£480k project to research on high-throughput wireless receivers

New project funded on high-throughput wireless receivers

EPSRC has provided £480k to fund our research on highly-parallel algorithms and architectures for high-throughput wireless receivers.

Working with partners in ARM, Altera and BT, Dr Rob Maunder, Prof Bashir Al-Hashimi and Prof Lajos Hanzo will use this three-year grant to develop wireless receiver algorithms and architectures that offer processing throughputs that are an order of magnitude higher than the State-Of-the-Art (SOA). During the past two decades, reliable wireless communication at near-theoretical-limit transmission throughputs has been facilitated by receivers that operate on the basis of the Bahl-Cocke-Jelinek-Raviv (BCJR) algorithm. Most famously, this algorithm is employed for turbo error correction in the Long Term Evolution (LTE) standard for cellular telephony, as well as in its previous-generation predecessors. Looking forward, turbo error correction promises transmission throughputs in excess of 1 Gbit/s, which is the goal specified in the IMT-Advanced requirements for next-generation cellular telephony standards. Throughputs of this order have only very recently been achieved by SOA LTE turbo decoder implementations. However, this has been achieved by exploiting every possible opportunity to increase the parallelism of the BCJR algorithm at an architectural level, implying that the SOA approach has reached its fundamental limit. This limit may be attributed to the data dependencies of the BCJR algorithm, resulting in an inherently serial nature that cannot be readily mapped to processing architectures having a high degree of parallelism.

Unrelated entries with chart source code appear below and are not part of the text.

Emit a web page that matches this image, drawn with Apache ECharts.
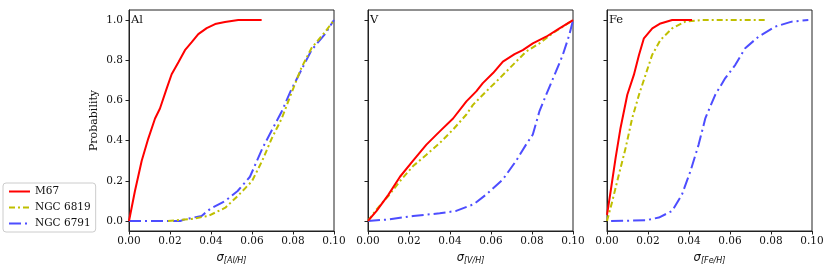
<!DOCTYPE html>
<html>
<head>
<meta charset="utf-8">
<script src="https://cdn.jsdelivr.net/npm/echarts@6/dist/echarts.min.js"></script>
<style>html,body{margin:0;padding:0;background:#fff}#c{width:831px;height:270px}</style>
</head>
<body>
<div id="c"></div>
<script>
// ---- data ----
const seriesNames = ['M67', 'NGC 6819', 'NGC 6791'];
const panelLabels = ['Al', 'V', 'Fe'];
const panelAxisSubs = ['[Al/H]', '[V/H]', '[Fe/H]'];
const xTicks = [0, 0.02, 0.04, 0.06, 0.08, 0.10];
const yTicks = [0, 0.2, 0.4, 0.6, 0.8, 1.0];

const alM67 = [[0,0],[0.0029,0.149],[0.0062,0.30],[0.0094,0.41],[0.0127,0.51],[0.0151,0.56],[0.0184,0.66],[0.0208,0.73],[0.0241,0.79],[0.0273,0.85],[0.0306,0.89],[0.0338,0.93],[0.0379,0.96],[0.042,0.98],[0.0468,0.99],[0.0533,1.0],[0.0647,1.0]];
const alN6819 = [[0.019,0],[0.0306,0.01],[0.0387,0.025],[0.047,0.066],[0.053,0.124],[0.06,0.198],[0.065,0.30],[0.0696,0.41],[0.0745,0.51],[0.079,0.63],[0.084,0.76],[0.089,0.86],[0.0956,0.94],[0.1,1.0]];
const alN6791 = [[0,0],[0.025,0],[0.0273,0.008],[0.0354,0.025],[0.040,0.063],[0.047,0.10],[0.053,0.149],[0.059,0.22],[0.065,0.36],[0.0696,0.45],[0.0745,0.545],[0.079,0.65],[0.084,0.75],[0.089,0.85],[0.0956,0.93],[0.1,1.0]];

const vM67 = [[0,0],[0.0042,0.05],[0.0099,0.13],[0.0156,0.22],[0.022,0.30],[0.0285,0.38],[0.035,0.446],[0.0415,0.51],[0.048,0.595],[0.0528,0.645],[0.056,0.686],[0.061,0.736],[0.0658,0.793],[0.0715,0.83],[0.0755,0.85],[0.0804,0.884],[0.0869,0.917],[0.0934,0.959],[0.1,1.0]];
const vN6819 = [[0,0],[0.0042,0.058],[0.0099,0.124],[0.0156,0.198],[0.022,0.273],[0.0285,0.33],[0.035,0.388],[0.0415,0.455],[0.048,0.53],[0.0512,0.578],[0.0577,0.645],[0.0642,0.71],[0.0707,0.777],[0.0771,0.843],[0.0836,0.884],[0.0901,0.934],[0.1,1.0]];
const vN6791 = [[0,0],[0.0107,0.008],[0.022,0.025],[0.035,0.038],[0.043,0.05],[0.0515,0.083],[0.0577,0.132],[0.0658,0.207],[0.0723,0.30],[0.0771,0.38],[0.0804,0.43],[0.0836,0.545],[0.0869,0.628],[0.0917,0.744],[0.095,0.826],[0.0982,0.926],[0.1,1.0]];

const feM67 = [[0,0.03],[0.0018,0.149],[0.0042,0.314],[0.0066,0.463],[0.0099,0.628],[0.0131,0.727],[0.0156,0.826],[0.018,0.909],[0.0221,0.959],[0.0261,0.983],[0.0318,1.0],[0.0415,1.0]];
const feN6819 = [[0,0],[0.0026,0.099],[0.0058,0.231],[0.0091,0.364],[0.0123,0.512],[0.0156,0.628],[0.0188,0.727],[0.022,0.826],[0.0261,0.901],[0.0318,0.959],[0.0382,0.992],[0.0464,1.0],[0.078,1.0]];
const feN6791 = [[0.002,0],[0.0188,0.003],[0.0253,0.017],[0.0318,0.05],[0.0366,0.132],[0.0407,0.248],[0.0447,0.38],[0.048,0.512],[0.0528,0.628],[0.0577,0.711],[0.0626,0.777],[0.0674,0.86],[0.0739,0.917],[0.082,0.967],[0.0901,0.992],[0.0982,1.0]];

const panelData = [[alM67, alN6819, alN6791], [vM67, vN6819, vN6791], [feM67, feN6819, feN6791]];

// ---- styles ----
const colors = ['#ff0000', '#bfbf00', '#4d4dff'];
const dashes = ['solid', [6, 3, 2, 3], [12, 4, 2, 4]];
const lefts = [129, 368, 607];
const serif = 'DejaVu Serif';

const grids = [], xAxes = [], yAxes = [], series = [], graphics = [];
for (let p = 0; p < 3; p++) {
  grids.push({left: lefts[p], top: 10, width: 205, height: 221, show: true, borderColor: '#222', borderWidth: 1, backgroundColor: 'transparent'});
  xAxes.push({
    gridIndex: p, type: 'value', min: 0, max: 0.1, interval: 0.02,
    axisLine: {show: true, onZero: false, lineStyle: {color: '#222', width: 1}},
    axisTick: {show: true, length: 3.5, lineStyle: {color: '#222'}},
    splitLine: {show: false},
    axisLabel: {fontFamily: serif, fontSize: 10.5, color: '#111', margin: 5, showMaxLabel: true, showMinLabel: true,
      formatter: v => v.toFixed(2)},
    name: '{s|σ}{sub|' + panelAxisSubs[p] + '}', nameLocation: 'middle', nameGap: 19,
    nameTextStyle: {rich: {
      s: {fontFamily: 'DejaVu Sans', fontStyle: 'italic', fontSize: 11.5, color: '#111'},
      sub: {fontFamily: 'DejaVu Sans', fontStyle: 'italic', fontSize: 8, color: '#111', padding: [6, 0, 0, 0]}
    }}
  });
  yAxes.push({
    gridIndex: p, type: 'value', min: -0.05, max: 1.05,
    axisLine: {show: true, onZero: false, lineStyle: {color: '#222', width: 1}},
    axisTick: {show: true, length: 3.5, lineStyle: {color: '#222'}, customValues: yTicks},
    splitLine: {show: false},
    axisLabel: {show: p === 0, fontFamily: serif, fontSize: 10.5, color: '#111', margin: 6, customValues: yTicks,
      formatter: v => v.toFixed(1)},
    name: p === 0 ? 'Probability' : '', nameLocation: 'middle', nameGap: 29,
    nameTextStyle: {fontFamily: serif, fontSize: 11, color: '#111'}
  });
  for (let s = 0; s < 3; s++) {
    series.push({
      name: seriesNames[s], type: 'line', xAxisIndex: p, yAxisIndex: p,
      data: panelData[p][s], showSymbol: false, symbol: 'none', smooth: false,
      lineStyle: {color: colors[s], width: 2, type: dashes[s]},
      itemStyle: {color: colors[s]}, z: 5 - s, animation: false
    });
  }
  graphics.push({type: 'text', left: lefts[p] + 2, top: 14,
    style: {text: panelLabels[p], font: '11.5px "DejaVu Serif"', fill: '#111'}});
}

const chart = echarts.init(document.getElementById('c'), null, {renderer: 'canvas'});
chart.setOption({
  animation: false,
  backgroundColor: '#fff',
  grid: grids, xAxis: xAxes, yAxis: yAxes, series: series, graphic: graphics,
  legend: {
    show: true,
    data: seriesNames, orient: 'vertical', left: 3, top: 183,
    itemWidth: 21, itemHeight: 10, itemGap: 5,
    backgroundColor: '#fff', borderColor: '#ccc', borderWidth: 1, borderRadius: 3,
    padding: [3, 5, 3, 5],
    itemStyle: {opacity: 0, borderWidth: 0},
    textStyle: {fontFamily: serif, fontSize: 10.5, color: '#111'}
  }
});
</script>
</body>
</html>
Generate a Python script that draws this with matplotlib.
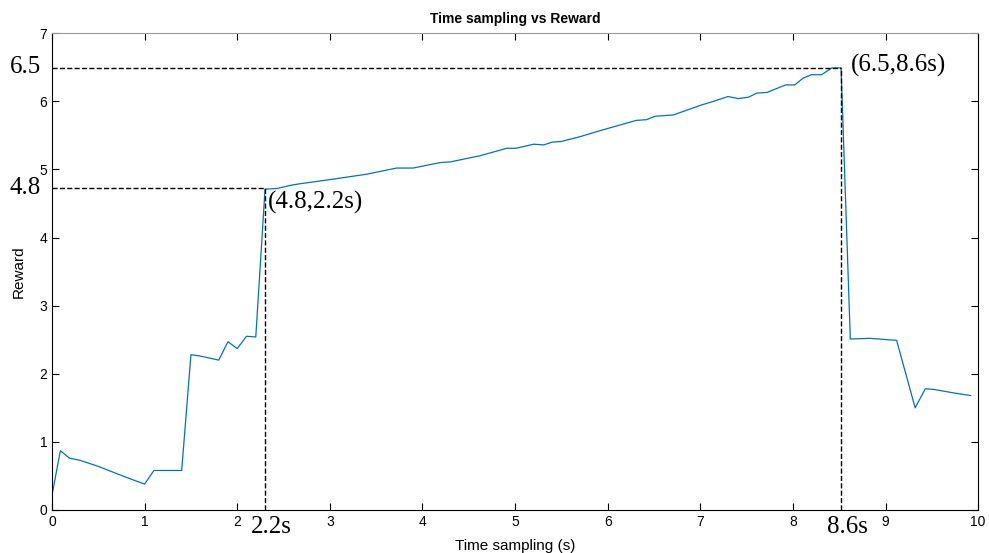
import matplotlib.pyplot as plt

# Reward curve
time_s = [0.0, 0.09, 0.19, 0.30, 0.50, 0.80, 1.00, 1.10, 1.40, 1.50, 1.60, 1.80,
          1.90, 2.00, 2.10, 2.20, 2.24, 2.30, 2.43, 2.59, 2.68, 3.00, 3.40, 3.72,
          3.90, 4.19, 4.30, 4.62, 4.91, 5.01, 5.20, 5.31, 5.40, 5.50, 5.70, 5.92,
          6.31, 6.42, 6.51, 6.71, 7.00, 7.12, 7.30, 7.41, 7.52, 7.61, 7.72, 7.92,
          8.02, 8.11, 8.20, 8.31, 8.42, 8.52, 8.62, 8.83, 9.12, 9.32, 9.43, 9.52,
          9.73, 9.92]
reward = [0.22, 0.87, 0.76, 0.73, 0.64, 0.48, 0.38, 0.58, 0.58, 2.28, 2.26, 2.20,
          2.47, 2.37, 2.55, 2.54, 3.40, 4.71, 4.72, 4.77, 4.79, 4.85, 4.93, 5.02,
          5.02, 5.10, 5.11, 5.20, 5.31, 5.31, 5.37, 5.36, 5.40, 5.41, 5.48, 5.57,
          5.72, 5.73, 5.78, 5.80, 5.94, 5.99, 6.07, 6.04, 6.06, 6.12, 6.13, 6.24,
          6.24, 6.34, 6.39, 6.39, 6.49, 6.49, 2.51, 2.52, 2.49, 1.50, 1.78, 1.77,
          1.72, 1.68]

# marked points: (x position, y value, text labels)
marks = [(2.30, 4.72, '4.8', '2.2s', '(4.8,2.2s)'),
         (8.52, 6.49, '6.5', '8.6s', '(6.5,8.6s)')]

fig = plt.figure(figsize=(9.89, 5.53), dpi=100)
ax = fig.add_axes([0.0526, 0.0778, 0.9364, 0.8622])

ax.plot(time_s, reward, color='#0072BD', linewidth=0.9)

serif = 'Liberation Serif'
for xm, ym, ylab, xlab, pt in marks:
    ax.plot([0, xm], [ym, ym], 'k--', linewidth=1)
    ax.plot([xm, xm], [0, ym], 'k--', linewidth=1)
    ax.text(-0.29, ym + 0.01, ylab, family=serif, fontsize=18, ha='center', va='center', clip_on=False)
    ax.text(xm + 0.07, -0.25, xlab, family=serif, fontsize=18, ha='center', va='center', clip_on=False)

# point labels: the first sits below its corner, the second beside it
ax.text(marks[0][0] + 0.03, marks[0][1] - 0.2, marks[0][4], family=serif, fontsize=18, ha='left', va='center')
ax.text(marks[1][0] + 0.11, marks[1][1] + 0.03, marks[1][4], family=serif, fontsize=18, ha='left', va='center')

ax.set_xlim(0, 10)
ax.set_ylim(0, 7)
ax.set_xticks(range(0, 11))
ax.set_yticks(range(0, 8))
ax.tick_params(direction='in', top=True, right=True, labelsize=10, length=5, width=0.8)
for tl in ax.get_xticklabels() + ax.get_yticklabels():
    tl.set_family('Liberation Sans')
for sp in ax.spines.values():
    sp.set_linewidth(0.8)
ax.spines['top'].set_color('#999999')

ax.set_title('Time sampling vs Reward', fontsize=10, fontweight='bold', family='Liberation Sans', pad=7)
ax.set_xlabel('Time sampling (s)', fontsize=11, family='Liberation Sans', labelpad=7)
ax.set_ylabel('Reward', fontsize=11, family='Liberation Sans', labelpad=10)

fig.savefig('out.png', dpi=100)
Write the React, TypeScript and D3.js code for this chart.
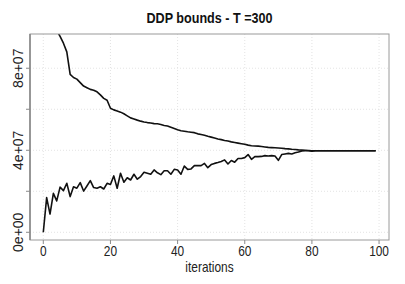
import React, { useEffect, useRef } from 'react';
import * as d3 from 'd3';

// iterations 0..99, values in units of 1e7
const iterations: number[] = d3.range(0, 100);

const upperBound: number[] = [
  12.0, 11.3, 10.7, 10.2, 9.85, 9.55, 9.22, 8.8, 7.7, 7.55,
  7.47, 7.3, 7.13, 7.05, 6.97, 6.93, 6.85, 6.7, 6.53, 6.44,
  6.05, 5.97, 5.92, 5.86, 5.78, 5.68, 5.58, 5.53, 5.47, 5.42,
  5.38, 5.35, 5.33, 5.3, 5.29, 5.26, 5.21, 5.18, 5.12, 5.06,
  5.0, 4.95, 4.93, 4.9, 4.88, 4.86, 4.8, 4.77, 4.73, 4.68,
  4.64, 4.6, 4.55, 4.52, 4.48, 4.45, 4.41, 4.38, 4.35, 4.32,
  4.29, 4.25, 4.22, 4.21, 4.2, 4.18, 4.16, 4.14, 4.13, 4.12,
  4.11, 4.1, 4.08, 4.07, 4.05, 4.04, 4.02, 4.01, 4.0, 3.99,
  3.98, 3.98, 3.98, 3.98, 3.98, 3.98, 3.98, 3.98, 3.98, 3.98,
  3.98, 3.98, 3.98, 3.98, 3.98, 3.98, 3.98, 3.98, 3.98, 3.98,
];

const lowerBound: number[] = [
  0.0, 1.69, 0.89, 1.9, 1.53, 2.2, 2.03, 2.39, 1.74, 2.22,
  2.15, 2.42, 2.01, 2.26, 2.52, 2.18, 2.15, 2.22, 2.11, 2.39,
  2.33, 2.75, 2.15, 2.88, 2.44, 2.66, 2.55, 2.83, 2.59, 2.72,
  2.93, 2.88, 2.83, 3.04, 2.9, 2.81, 3.0, 3.0, 2.83, 3.07,
  3.04, 2.83, 3.23, 3.07, 3.09, 3.25, 3.25, 3.25, 3.36, 3.15,
  3.3, 3.36, 3.4, 3.45, 3.53, 3.33, 3.5, 3.42, 3.6, 3.6,
  3.64, 3.79, 3.56, 3.69, 3.69, 3.7, 3.74, 3.72, 3.74, 3.72,
  3.51, 3.79, 3.82, 3.85, 3.82, 3.88, 3.92, 3.97, 3.98, 3.98,
  3.95, 3.98, 3.98, 3.98, 3.98, 3.98, 3.98, 3.98, 3.98, 3.98,
  3.98, 3.98, 3.98, 3.98, 3.98, 3.98, 3.98, 3.98, 3.98, 3.98,
];

const xTicks: number[] = [0, 20, 40, 60, 80, 100];
const yTicks: number[] = [0, 2e7, 4e7, 6e7, 8e7];
const yTickLabels: string[] = ['0e+00', '', '4e+07', '', '8e+07'];

const App: React.FC = () => {
  const svgRef = useRef<SVGSVGElement | null>(null);

  useEffect(() => {
    if (!svgRef.current) return;
    const svg = d3.select(svgRef.current);
    svg.selectAll('*').remove();

    const width = 405;
    const height = 284;
    const margin = { top: 34, right: 16, bottom: 44, left: 30 };
    const innerWidth = width - margin.left - margin.right;
    const innerHeight = height - margin.top - margin.bottom;

    const xScale = d3.scaleLinear().domain([-3.96, 102.96]).range([0, innerWidth]);
    const yScale = d3.scaleLinear().domain([-3.76e6, 9.67e7]).range([innerHeight, 0]);

    const font = '"Liberation Sans", Arial, sans-serif';

    svg.append('defs').append('clipPath').attr('id', 'plot-clip')
      .append('rect').attr('width', innerWidth).attr('height', innerHeight);

    const g = svg.append('g').attr('transform', `translate(${margin.left},${margin.top})`);

    // grid
    g.selectAll('line.vgrid').data(xTicks).enter().append('line')
      .attr('x1', d => xScale(d)).attr('x2', d => xScale(d))
      .attr('y1', 0).attr('y2', innerHeight)
      .attr('stroke', '#dcdcdc').attr('stroke-width', 0.8).attr('stroke-dasharray', '1,2');
    g.selectAll('line.hgrid').data(yTicks).enter().append('line')
      .attr('x1', 0).attr('x2', innerWidth)
      .attr('y1', d => yScale(d)).attr('y2', d => yScale(d))
      .attr('stroke', '#dcdcdc').attr('stroke-width', 0.8).attr('stroke-dasharray', '1,2');

    // lines
    const line = d3.line<number>()
      .x((d, i) => xScale(iterations[i]))
      .y(d => yScale(d * 1e7));

    const lines = g.append('g').attr('clip-path', 'url(#plot-clip)');
    [upperBound, lowerBound].forEach(series => {
      lines.append('path').datum(series)
        .attr('d', line)
        .attr('fill', 'none')
        .attr('stroke', '#111')
        .attr('stroke-width', 1.6)
        .attr('stroke-linejoin', 'round');
    });

    // box
    g.append('rect')
      .attr('width', innerWidth).attr('height', innerHeight)
      .attr('fill', 'none').attr('stroke', '#9a9a9a').attr('stroke-width', 1);
    g.append('line').attr('x1', 0).attr('x2', 0).attr('y1', 0).attr('y2', innerHeight)
      .attr('stroke', '#8a8a8a').attr('stroke-width', 1.6);

    // x axis ticks + labels
    g.selectAll('line.xtick').data(xTicks).enter().append('line')
      .attr('x1', d => xScale(d)).attr('x2', d => xScale(d))
      .attr('y1', innerHeight).attr('y2', innerHeight + 4)
      .attr('stroke', '#8a8a8a');
    g.selectAll('g.xlabel').data(xTicks).enter().append('g')
      .attr('transform', d => `translate(${xScale(d)},${innerHeight + 16}) scale(0.85,1)`)
      .append('text')
      .attr('text-anchor', 'middle')
      .attr('font-family', font).attr('font-size', 14).attr('fill', '#222')
      .text(d => d);

    // y axis ticks + labels
    g.selectAll('line.ytick').data(yTicks).enter().append('line')
      .attr('x1', -4).attr('x2', 0)
      .attr('y1', d => yScale(d)).attr('y2', d => yScale(d))
      .attr('stroke', '#8a8a8a');
    g.selectAll('text.ylabel').data(yTicks).enter().append('text')
      .attr('transform', d => `translate(-7,${yScale(d)}) rotate(-90)`)
      .attr('text-anchor', 'middle')
      .attr('font-family', font).attr('font-size', 14).attr('fill', '#222')
      .text((d, i) => yTickLabels[i]);

    // x axis title
    svg.append('g')
      .attr('transform', `translate(${margin.left + innerWidth / 2},${height - 12}) scale(0.85,1)`)
      .append('text')
      .attr('text-anchor', 'middle')
      .attr('font-family', font).attr('font-size', 14).attr('fill', '#222')
      .text('iterations');

    // title
    svg.append('g')
      .attr('transform', `translate(${margin.left + innerWidth / 2},23) scale(0.9,1)`)
      .append('text')
      .attr('text-anchor', 'middle')
      .attr('font-family', font).attr('font-size', 14).attr('font-weight', 'bold').attr('fill', '#111')
      .text('DDP bounds - T =300');
  }, []);

  return (
    <div style={{ position: 'absolute', left: 0, top: 0, background: '#fff' }}>
      <svg ref={svgRef} width={405} height={284} />
    </div>
  );
};

export default App;
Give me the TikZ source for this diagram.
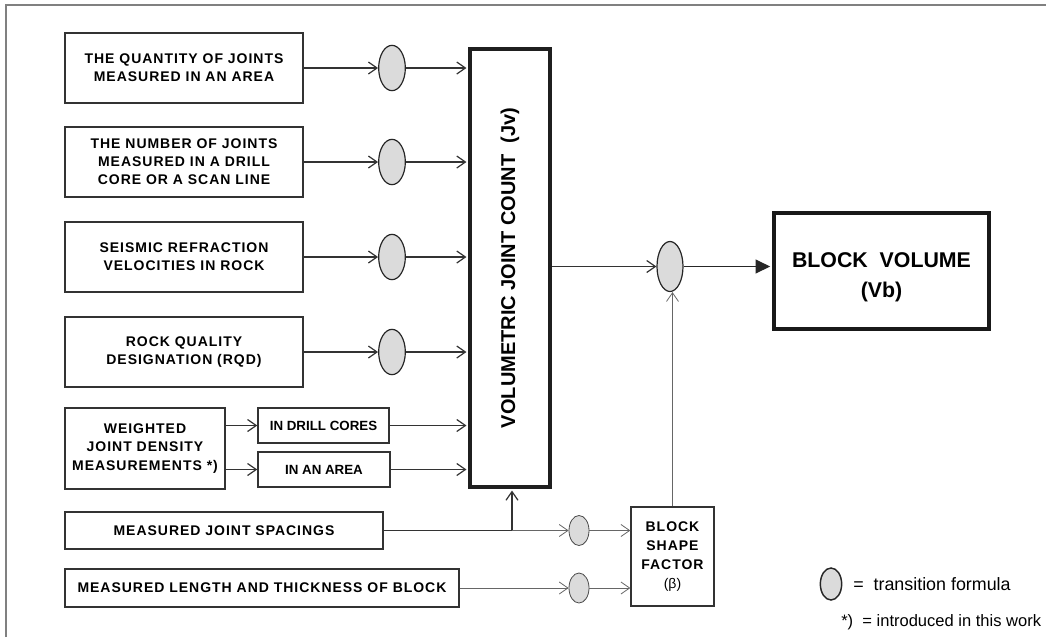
\documentclass[tikz,border=0pt]{standalone}
\usepackage{fontspec}
\setmainfont{Liberation Sans}
\newfontfamily\spc[LetterSpace=7]{Liberation Sans}
\usetikzlibrary{arrows.meta,shapes.geometric}
\begin{document}
\begin{tikzpicture}[x=0.75pt,y=-0.75pt,
  box/.style={draw=black!80, line width=1.1pt, rectangle, inner sep=0pt, align=center,
    font=\spc\bfseries\fontsize{10.5}{13.6}\selectfont},
  plainbox/.style={box, font=\bfseries\fontsize{10}{12.9}\selectfont},
  jvbox/.style={draw=black!88, line width=2.3pt, rectangle, inner sep=0pt},
  bvbox/.style={draw=black!90, line width=3pt, rectangle, inner sep=0pt},
  trans/.style={ellipse, draw=black!85, fill=black!14, line width=0.9pt, inner sep=0pt},
  conn/.style={draw=black!80, line width=0.9pt, -{Straight Barb[length=6.5pt,width=9pt]}},
  thinconn/.style={draw=black!60, line width=0.6pt, -{Straight Barb[length=6.5pt,width=9pt]}},
  bigconn/.style={draw=black!85, line width=0.9pt, -{Triangle[length=11pt,width=10.5pt]}},
]
\useasboundingbox (0,0) rectangle (1046,637);
% frame
\draw[black!50, line width=0.8pt] (6,637) -- (6,5) -- (1046,5);

% input boxes
\node[box, minimum width=178.5pt, minimum height=52.5pt] (q) at (184,68) {THE QUANTITY OF JOINTS\\MEASURED IN AN AREA};
\node[box, minimum width=178.5pt, minimum height=52.5pt] (n) at (184,162) {THE NUMBER OF JOINTS\\MEASURED IN A DRILL\\CORE OR A SCAN LINE};
\node[box, minimum width=178.5pt, minimum height=52.5pt] (s) at (184,257) {SEISMIC REFRACTION\\VELOCITIES IN ROCK};
\node[box, minimum width=178.5pt, minimum height=52.5pt] (r) at (184,352) {ROCK QUALITY\\DESIGNATION (RQD)};
\node[box, minimum width=120pt, minimum height=60.75pt] (w) at (145,448.5) {WEIGHTED\\JOINT DENSITY\\MEASUREMENTS *)};
\node[plainbox, minimum width=98.25pt, minimum height=26.25pt] (dc) at (323.5,425.5) {IN DRILL CORES};
\node[plainbox, minimum width=99pt, minimum height=26.25pt] (ar) at (324,469.5) {IN AN AREA};
\node[box, minimum width=238.5pt, minimum height=27.75pt] (sp) at (224,530.5) {MEASURED JOINT SPACINGS};
\node[box, minimum width=295.5pt, minimum height=28.5pt] (len) at (262,588) {MEASURED LENGTH AND THICKNESS OF BLOCK};

% transition ellipses
\node[trans, minimum width=20pt, minimum height=34pt] (e1) at (392,68) {};
\node[trans, minimum width=20pt, minimum height=34pt] (e2) at (392,162) {};
\node[trans, minimum width=20pt, minimum height=34pt] (e3) at (392,257) {};
\node[trans, minimum width=20pt, minimum height=34pt] (e4) at (392,352) {};

% Jv box
\node[jvbox, minimum width=60pt, minimum height=328.5pt] (jv) at (510,268) {};
\node[rotate=90, font=\bfseries\fontsize{15}{18}\selectfont] (jvt) at (jv.center) {VOLUMETRIC JOINT COUNT~~(Jv)};

% block shape factor
\node[box, minimum width=62.25pt, minimum height=74.25pt, line width=1pt, font=\spc\bfseries\fontsize{10.5}{14.25}\selectfont] (sf) at (672.5,556.5) {BLOCK\\SHAPE\\FACTOR\\{\normalfont (β)}};
\node[trans, minimum width=15pt, minimum height=22.5pt, line width=0.6pt, draw=black!70] (s1) at (579,530.5) {};
\node[trans, minimum width=15pt, minimum height=22.5pt, line width=0.6pt, draw=black!70] (s2) at (579,588) {};

% main ellipse and block volume
\node[trans, minimum width=19.5pt, minimum height=37.5pt] (me) at (670,266.5) {};
\node[bvbox, minimum width=161pt, minimum height=87pt] (bv) at (881.5,271) {};
\node[align=center, font=\bfseries\fontsize{16}{22.5}\selectfont] (bvt) at ([yshift=-5pt]bv.center) {BLOCK~~VOLUME\\(Vb)};

% legend
\node[trans, minimum width=16pt, minimum height=24pt, line width=1.1pt] (lg) at (831,584) {};
\node[anchor=west, font=\fontsize{13.4}{16}\selectfont, inner sep=0pt] (lt) at (853,584) {=~~transition formula};
\node[anchor=west, font=\fontsize{12.4}{15}\selectfont, inner sep=0pt] (lt2) at (841,622) {*)~~= introduced in this work};

% connectors
\foreach \b/\e in {q/e1,n/e2,s/e3,r/e4}{
  \draw[conn] (\b.east) -- (\e.west);
  \draw[conn, shorten >=1.5pt] (\e.east) -- (\e -| jv.west);
}
\draw[conn] (w.east |- dc) -- (dc.west);
\draw[conn] (w.east |- ar) -- (ar.west);
\draw[conn, shorten >=1.5pt] (dc.east) -- (dc -| jv.west);
\draw[conn, shorten >=1.5pt] (ar.east) -- (ar -| jv.west);

\coordinate (jn) at (512,530.5);
\draw[conn, shorten >=1.5pt] (sp.east) -- (jn) -- (jn |- jv.south);
\draw[thinconn] (jn) -- (s1.west);
\draw[thinconn] (len.east) -- (s2.west);
\draw[thinconn] (s1.east) -- (s1 -| sf.west);
\draw[thinconn] (s2.east) -- (s2 -| sf.west);
\draw[thinconn] (sf.north) -- (sf.north |- me.south);
\draw[conn] (me -| jv.east) -- (me.west);
\draw[bigconn, shorten >=1.5pt] (me.east) -- (me -| bv.west);
\end{tikzpicture}
\end{document}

Against this background, we will redesign turbo decoder implementations at an algorithmic level, rather than at the architectural level of the SOA approach. More specifically, we have recently been successful in devising an alternative to the BCJR algorithm, which has the same error correction capability, but does not have any data dependencies. Owing to this, our algorithm can be mapped to highly-parallel many-core processing architectures, facilitating an LTE turbo decoder processing throughput that is more than an order of magnitude higher than the SOA, satisfying future demands for gigabit throughputs. We will achieve this for the first time by developing a custom Field Programmable Gate Array (FPGA) architecture, comprising hundreds of processing cores that are interconnected using a reconfigurable Benes network. Furthermore, we will develop custom Network-on-Chip (NoC) architectures that facilitate different trade-offs between chip area, energy-efficiency, reconfigurability, processing throughput and latency. In parallel to developing these high-performance custom implementation architectures, we will apply our novel algorithm to both existing Graphics Processing Unit (GPU) and NoC architectures. This will grant us a rapid pace, allowing us to apply our novel algorithm to not only error correction, but to all aspects of receiver operation, including demodulation, equalisation, source decoding, channel estimation and synchronisation. Drawing upon our high-throughput algorithms and highly-parallel processing architectures, we will develop techniques for holistically optimising the algorithmic and implementational parameters of both the transmitter and receiver. This will facilitate practical high-performance schemes, which can pave the way for future generations of wireless communication.